Maybe gratitude has nothing to do with joy. Maybe being grateful means recognizing what you have for what it is. Appreciating small victories. Admiring the struggle it takes simply to be human. Meredith Grey
Thanksgiving brings out my feelings of gratitude. Through the years my Thanksgiving posts express the joy I feel in my life. I’ve written about memories, about worries, and about the sheer pleasure of knowing my family is safe and well.
This year I am tugged in the direction of those families who do not have peace and plenty in their lives and in their homes. I don’t need to look at Israel/Palestine, at Afghanistan, at the Ukraine, at parts of Africa, to see families living in violence and destruction. Right here… right now… families cannot know that their young people are safe to walk the streets.
Today I will feel the warm glow of family at our table and by phone. I will laugh. I will bask in love. But in my mind and heart I will be searching for answers. What can I do to stand with mothers everywhere who live in fear for their children? How can I adjust my thoughts and my life in witness to my belief that we are all the same, without barriers of race, religion and ethnicity.

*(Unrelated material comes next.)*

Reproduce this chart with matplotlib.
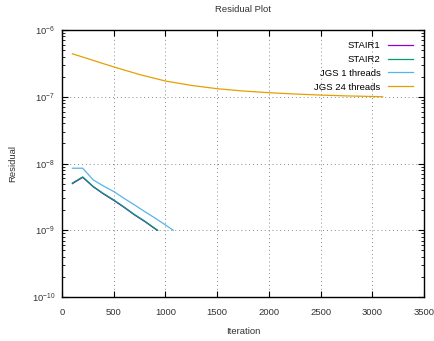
import matplotlib
matplotlib.use("Agg")
import matplotlib.pyplot as plt
from matplotlib.ticker import LogLocator, NullFormatter, FixedLocator

plt.rcParams['font.family'] = ['Liberation Sans', 'DejaVu Sans']

# STAIR1 / STAIR2 (nearly identical)
stair1_it = [100, 200, 300, 400, 500, 600, 700, 800, 900, 920]
stair1_res = [5.0e-9, 6.2e-9, 4.5e-9, 3.5e-9, 2.8e-9, 2.2e-9, 1.7e-9, 1.35e-9, 1.05e-9, 1.0e-9]
stair2_it = [100, 200, 300, 400, 500, 600, 700, 800, 900, 925]
stair2_res = [5.1e-9, 6.3e-9, 4.55e-9, 3.55e-9, 2.85e-9, 2.23e-9, 1.72e-9, 1.37e-9, 1.06e-9, 1.0e-9]

# JGS 1 thread
jgs1_it = [100, 200, 300, 400, 500, 600, 700, 800, 900, 1000, 1075]
jgs1_res = [8.5e-9, 8.5e-9, 5.7e-9, 4.6e-9, 3.8e-9, 3.0e-9, 2.4e-9, 1.9e-9, 1.52e-9, 1.2e-9, 1.0e-9]

# JGS 24 threads
jgs24_it = [100, 250, 375, 500, 750, 1000, 1250, 1500, 1750, 2000, 2250, 2500, 2750, 3000, 3100]
jgs24_res = [4.4e-7, 3.72e-7, 3.22e-7, 2.8e-7, 2.15e-7, 1.72e-7, 1.48e-7, 1.32e-7, 1.22e-7,
             1.15e-7, 1.1e-7, 1.06e-7, 1.03e-7, 1.01e-7, 1.0e-7]

x_ticks = [0, 500, 1000, 1500, 2000, 2500, 3000, 3500]
y_ticks = [1e-10, 1e-9, 1e-8, 1e-7, 1e-6]

fig = plt.figure(figsize=(4.34, 3.41), dpi=100)
ax = fig.add_axes([0.143, 0.129, 0.834, 0.783])

ax.plot(stair1_it, stair1_res, color='#9400d3', lw=0.9, label='STAIR1')
ax.plot(stair2_it, stair2_res, color='#009e73', lw=0.9, label='STAIR2')
ax.plot(jgs1_it, jgs1_res, color='#56b4e9', lw=0.9, label='JGS 1 threads')
ax.plot(jgs24_it, jgs24_res, color='#e69f00', lw=0.9, label='JGS 24 threads')

ax.set_yscale('log')
ax.set_xlim(0, 3500)
ax.set_ylim(1e-10, 1e-6)
ax.xaxis.set_major_locator(FixedLocator(x_ticks))
ax.yaxis.set_major_locator(FixedLocator(y_ticks))
ax.yaxis.set_minor_locator(LogLocator(base=10, subs=range(2, 10), numticks=10))
ax.yaxis.set_minor_formatter(NullFormatter())

ax.tick_params(which='both', direction='in', top=True, right=True,
               labelsize=6.8, colors='black', labelcolor='#333333')
ax.tick_params(which='major', length=4, width=0.8)
ax.tick_params(which='minor', length=2, width=0.6)
ax.tick_params(axis='x', pad=8)
ax.tick_params(axis='y', pad=5)

for s in ax.spines.values():
    s.set_linewidth(1.0)

ax.grid(True, which='major', linestyle=(0, (1, 3)), color='#888888', lw=0.7)

ax.set_title('Residual Plot', fontsize=6.8, color='#333333', pad=13)
ax.set_xlabel('Iteration', fontsize=6.8, color='#333333', labelpad=7)
ax.set_ylabel('Residual', fontsize=6.8, color='#333333', labelpad=10)

ax.legend(loc='upper right', frameon=False, fontsize=6.8, markerfirst=False,
          handlelength=2.6, handletextpad=0.8, labelspacing=0.5,
          borderaxespad=0.8)

fig.savefig('out.png', dpi=100)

I needn’t have the “The Talk” with my sons, warning them of the dangers of being who they are. But in my home our conversations must continue to break open the huge blocks of racism that are endemic to our society. We must peel off the layers of blindness to our own actions and long-held biases that go unrecognized and unacknowledged.
As long as young black men must be taught that the color of their skin will affect how they are perceived in our world, then we need to question ourselves. We need to hear the words of articulate mothers like Michelle Alexander and join her in searching for answers. We make up the fabric of our nation. We are all responsible.
I can’t say that I am grateful for the pain and turmoil, but I am I am grateful for another day to try to make a difference. I only wish Michael Brown had the same opportunity.
xxoo
Mother, I know that you are familiar with Vedanta. I am a Vedantin of sorts. We believe that once you have reached the middle class levels of existence and something draws you to matters spiritual, you simply have to accept what happens for being karmic effects coming to fruition and move on without reacting so that further chains of the action/reaction sequence stops, What happens to others is their karmic fruition. If I can do something about it I should in a compassionate way without expecting anything in return but if I cannot I simply pray for deliverance for them and move on without tying myself into knots.
LikeLike
This truth arises in many guises. Very reminiscent of “Loving What Is”, by Bryon Katie less the karmic allusions. Situations often bring me to a consciousness of my own thoughts and behaviors. Self-examination (not self-castigation) is something I CAN do.